▶ **Supplied data**

------------------------------------------------------------------------

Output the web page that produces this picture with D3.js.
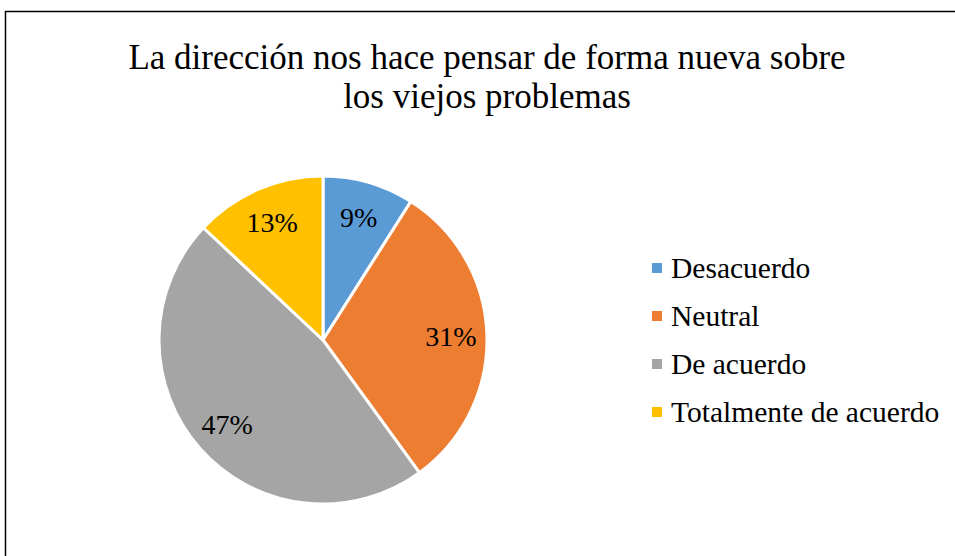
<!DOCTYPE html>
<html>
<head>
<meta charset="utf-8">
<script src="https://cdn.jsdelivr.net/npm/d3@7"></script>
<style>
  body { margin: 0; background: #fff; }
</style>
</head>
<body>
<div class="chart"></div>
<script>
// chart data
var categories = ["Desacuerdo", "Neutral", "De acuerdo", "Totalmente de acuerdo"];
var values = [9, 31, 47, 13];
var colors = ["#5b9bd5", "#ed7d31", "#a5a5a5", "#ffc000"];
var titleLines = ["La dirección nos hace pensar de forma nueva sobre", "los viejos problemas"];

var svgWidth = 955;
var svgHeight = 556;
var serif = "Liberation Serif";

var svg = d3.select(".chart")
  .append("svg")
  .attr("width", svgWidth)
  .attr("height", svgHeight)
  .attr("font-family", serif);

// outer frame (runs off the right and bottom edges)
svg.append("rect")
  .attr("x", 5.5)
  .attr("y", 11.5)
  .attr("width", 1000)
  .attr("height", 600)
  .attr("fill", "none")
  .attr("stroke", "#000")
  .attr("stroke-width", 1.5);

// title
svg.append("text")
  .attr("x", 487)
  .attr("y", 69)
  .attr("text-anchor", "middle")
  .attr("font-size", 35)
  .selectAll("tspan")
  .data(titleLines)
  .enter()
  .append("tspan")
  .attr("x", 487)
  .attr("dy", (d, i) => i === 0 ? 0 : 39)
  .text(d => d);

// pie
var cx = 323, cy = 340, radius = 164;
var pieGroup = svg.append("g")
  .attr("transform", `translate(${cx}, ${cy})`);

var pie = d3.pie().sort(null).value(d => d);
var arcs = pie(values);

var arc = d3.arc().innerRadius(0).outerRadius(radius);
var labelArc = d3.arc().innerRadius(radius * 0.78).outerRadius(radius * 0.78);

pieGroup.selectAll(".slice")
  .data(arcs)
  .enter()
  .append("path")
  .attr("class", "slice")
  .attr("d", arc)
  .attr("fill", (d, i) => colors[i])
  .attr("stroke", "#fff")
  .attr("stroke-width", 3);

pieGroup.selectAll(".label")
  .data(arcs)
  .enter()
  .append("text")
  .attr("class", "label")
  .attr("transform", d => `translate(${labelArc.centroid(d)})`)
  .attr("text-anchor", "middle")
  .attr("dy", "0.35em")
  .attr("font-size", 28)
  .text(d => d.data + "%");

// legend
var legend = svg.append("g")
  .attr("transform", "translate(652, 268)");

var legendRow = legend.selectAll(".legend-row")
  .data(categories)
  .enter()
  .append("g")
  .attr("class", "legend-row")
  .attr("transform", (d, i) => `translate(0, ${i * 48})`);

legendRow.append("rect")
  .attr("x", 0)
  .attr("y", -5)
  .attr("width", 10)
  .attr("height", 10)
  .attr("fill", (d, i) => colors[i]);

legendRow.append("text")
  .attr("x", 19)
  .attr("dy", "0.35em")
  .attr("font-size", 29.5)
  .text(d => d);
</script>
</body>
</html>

------------------------------------------------------------------------

▶ **Your objective**
Print the full listing exactly, dropping the pictures.

▶ **Task answer**
Output the web page that produces this picture with D3.js.
<!DOCTYPE html>
<html>
<head>
<meta charset="utf-8">
<script src="https://cdn.jsdelivr.net/npm/d3@7"></script>
<style>
  body { margin: 0; background: #fff; }
</style>
</head>
<body>
<div class="chart"></div>
<script>
// chart data
var categories = ["Desacuerdo", "Neutral", "De acuerdo", "Totalmente de acuerdo"];
var values = [9, 31, 47, 13];
var colors = ["#5b9bd5", "#ed7d31", "#a5a5a5", "#ffc000"];
var titleLines = ["La dirección nos hace pensar de forma nueva sobre", "los viejos problemas"];

var svgWidth = 955;
var svgHeight = 556;
var serif = "Liberation Serif";

var svg = d3.select(".chart")
  .append("svg")
  .attr("width", svgWidth)
  .attr("height", svgHeight)
  .attr("font-family", serif);

// outer frame (runs off the right and bottom edges)
svg.append("rect")
  .attr("x", 5.5)
  .attr("y", 11.5)
  .attr("width", 1000)
  .attr("height", 600)
  .attr("fill", "none")
  .attr("stroke", "#000")
  .attr("stroke-width", 1.5);

// title
svg.append("text")
  .attr("x", 487)
  .attr("y", 69)
  .attr("text-anchor", "middle")
  .attr("font-size", 35)
  .selectAll("tspan")
  .data(titleLines)
  .enter()
  .append("tspan")
  .attr("x", 487)
  .attr("dy", (d, i) => i === 0 ? 0 : 39)
  .text(d => d);

// pie
var cx = 323, cy = 340, radius = 164;
var pieGroup = svg.append("g")
  .attr("transform", `translate(${cx}, ${cy})`);

var pie = d3.pie().sort(null).value(d => d);
var arcs = pie(values);

var arc = d3.arc().innerRadius(0).outerRadius(radius);
var labelArc = d3.arc().innerRadius(radius * 0.78).outerRadius(radius * 0.78);

pieGroup.selectAll(".slice")
  .data(arcs)
  .enter()
  .append("path")
  .attr("class", "slice")
  .attr("d", arc)
  .attr("fill", (d, i) => colors[i])
  .attr("stroke", "#fff")
  .attr("stroke-width", 3);

pieGroup.selectAll(".label")
  .data(arcs)
  .enter()
  .append("text")
  .attr("class", "label")
  .attr("transform", d => `translate(${labelArc.centroid(d)})`)
  .attr("text-anchor", "middle")
  .attr("dy", "0.35em")
  .attr("font-size", 28)
  .text(d => d.data + "%");

// legend
var legend = svg.append("g")
  .attr("transform", "translate(652, 268)");

var legendRow = legend.selectAll(".legend-row")
  .data(categories)
  .enter()
  .append("g")
  .attr("class", "legend-row")
  .attr("transform", (d, i) => `translate(0, ${i * 48})`);

legendRow.append("rect")
  .attr("x", 0)
  .attr("y", -5)
  .attr("width", 10)
  .attr("height", 10)
  .attr("fill", (d, i) => colors[i]);

legendRow.append("text")
  .attr("x", 19)
  .attr("dy", "0.35em")
  .attr("font-size", 29.5)
  .text(d => d);
</script>
</body>
</html>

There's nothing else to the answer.